** Start **

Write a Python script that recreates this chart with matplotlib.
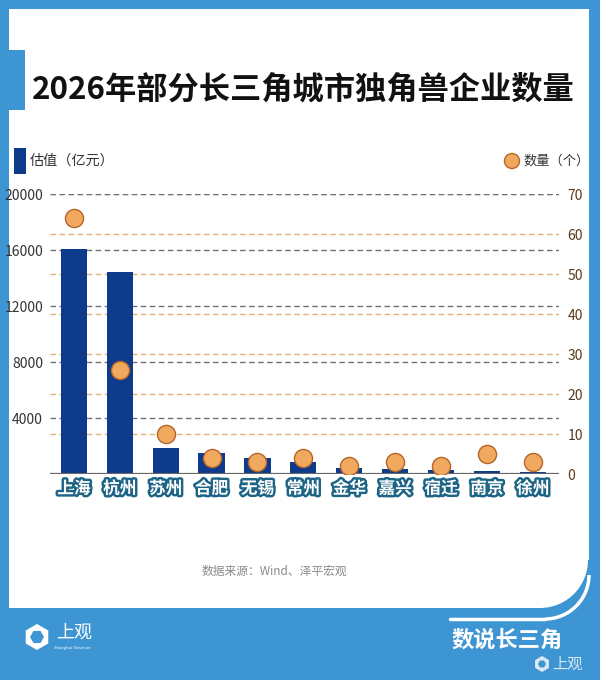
import matplotlib.pyplot as plt
import matplotlib.patheffects as pe
from matplotlib.patches import Rectangle, Circle, Arc, RegularPolygon
from matplotlib.transforms import blended_transform_factory

plt.rcParams['font.family'] = ['Noto Sans CJK SC', 'DejaVu Sans']

cities = ['上海', '杭州', '苏州', '合肥', '无锡', '常州', '金华', '嘉兴', '宿迁', '南京', '徐州']
valuation = [16050, 14400, 1850, 1500, 1150, 870, 430, 360, 290, 220, 150]  # 亿元
counts = [64, 26, 10, 4, 3, 4, 2, 3, 2, 5, 3]  # 个
left_ticks = [4000, 8000, 12000, 16000, 20000]
right_ticks = [0, 10, 20, 30, 40, 50, 60, 70]

BLUE = '#3d95d4'
NAVY = '#0d3a8a'
ORANGE = '#f0a95e'
ORANGE_EDGE = '#b5652a'
GRID_GRAY = '#707070'
GRID_ORANGE = '#e3b27a'

W, H = 600, 680
fig = plt.figure(figsize=(6, 6.8), dpi=100, facecolor=BLUE)

# background layer in pixel coordinates
bg = fig.add_axes([0, 0, 1, 1])
bg.set_xlim(0, W)
bg.set_ylim(H, 0)
bg.axis('off')
bg.set_facecolor(BLUE)
bg.add_patch(Rectangle((9, 9), 531, 599, color='white', lw=0))
bg.add_patch(Rectangle((9, 9), 580, 551, color='white', lw=0))
bg.add_patch(Circle((540, 560), 48, color='white', lw=0))
bg.add_patch(Rectangle((0, 50), 25, 60, color=BLUE, lw=0))
# swoosh under the panel corner
bg.plot([450, 545], [619, 619], color='white', lw=2.5, solid_capstyle='round')
bg.add_patch(Arc((545, 575), 88, 88, theta1=0, theta2=90, color='white', lw=2.5))

bg.text(303, 90, '2026年部分长三角城市独角兽企业数量', ha='center', va='center',
        fontsize=22.5, fontweight='black', color='#111111')

# legends
bg.add_patch(Rectangle((14, 148), 12, 26, color=NAVY, lw=0))
bg.text(30, 161, '估值（亿元）', ha='left', va='center', fontsize=10.2, color='#333333')
bg.add_patch(Circle((512, 161), 7.5, facecolor=ORANGE, edgecolor=ORANGE_EDGE, lw=1))
bg.text(523, 161, '数量（个）', ha='left', va='center', fontsize=9.5, color='#333333')

bg.text(274, 571, '数据来源：Wind、泽平宏观', ha='center', va='center',
        fontsize=8.5, color='#8a8a8a')

# footer
bg.add_patch(RegularPolygon((37, 637), 6, radius=13, color='white', lw=0))
bg.add_patch(RegularPolygon((37, 637), 6, radius=7, orientation=0.5, color=BLUE, lw=0))
bg.text(56, 633, '上观', ha='left', va='center', fontsize=13, color='white')
bg.text(54, 648, 'Shanghai Observer', ha='left', va='center', fontsize=3, color='white')
bg.text(507, 640, '数说长三角', ha='center', va='center', fontsize=16,
        fontweight='bold', color='white')
bg.add_patch(RegularPolygon((542, 664), 6, radius=8, color='#d9e9f5', lw=0))
bg.add_patch(RegularPolygon((542, 664), 6, radius=4, orientation=0.5, color=BLUE, lw=0))
bg.text(552, 664, '上观', ha='left', va='center', fontsize=11, color='#d9e9f5')

# chart
ax = fig.add_axes([50 / W, (H - 474) / H, 509 / W, 280 / H])
ax2 = ax.twinx()
x = list(range(len(cities)))

ax.bar(x, valuation, width=0.57, color=NAVY, zorder=3)
ax2.scatter(x, counts, s=170, facecolor=ORANGE, edgecolor=ORANGE_EDGE, lw=1, zorder=4)

ax.set_xlim(-0.52, 10.57)
ax.set_ylim(0, 20000)
ax2.set_ylim(0, 70)

# grid lines: orange for right axis, gray for left, both behind bars
trans_r = blended_transform_factory(ax.transAxes, ax2.transData)
for v in right_ticks[1:]:
    ax.plot([0, 1], [v, v], transform=trans_r, color=GRID_ORANGE, lw=1,
            ls=(0, (4, 2.5)), zorder=1)
for v in left_ticks:
    ax.axhline(v, color=GRID_GRAY, lw=1, ls=(0, (4, 2.5)), zorder=2)
ax.axhline(0, color='#666666', lw=1.6, zorder=4)

ax.set_yticks(left_ticks)
ax.set_yticklabels([str(v) for v in left_ticks])
ax2.set_yticks(right_ticks)
ax2.set_yticklabels([str(v) for v in right_ticks])
ax.tick_params(axis='y', length=0, pad=5, labelsize=10, labelcolor='#333333')
ax2.tick_params(axis='y', length=0, pad=6, labelsize=10, labelcolor='#5a3a1e')

ax.set_xticks(x)
ax.set_xticklabels(cities)
ax.tick_params(axis='x', length=0, pad=4)
for lab in ax.get_xticklabels():
    lab.set_fontsize(12)
    lab.set_fontweight('bold')
    lab.set_color('white')
    lab.set_path_effects([pe.Stroke(linewidth=3.5, foreground='#1d6486'), pe.Normal()])

for a in (ax, ax2):
    a.patch.set_visible(False)
    for s in a.spines.values():
        s.set_visible(False)

fig.savefig('out.png', dpi=100, facecolor=BLUE)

** End **

Exactly reproduce the run of lines from the start of the listing through the line with "plt.rcParams['font.family'] = ['Noto", inclusive; pictures are not copied.

__Exercise result__.
Write a Python script that recreates this chart with matplotlib.
import matplotlib.pyplot as plt
import matplotlib.patheffects as pe
from matplotlib.patches import Rectangle, Circle, Arc, RegularPolygon
from matplotlib.transforms import blended_transform_factory

plt.rcParams['font.family'] = ['Noto Sans CJK SC', 'DejaVu Sans']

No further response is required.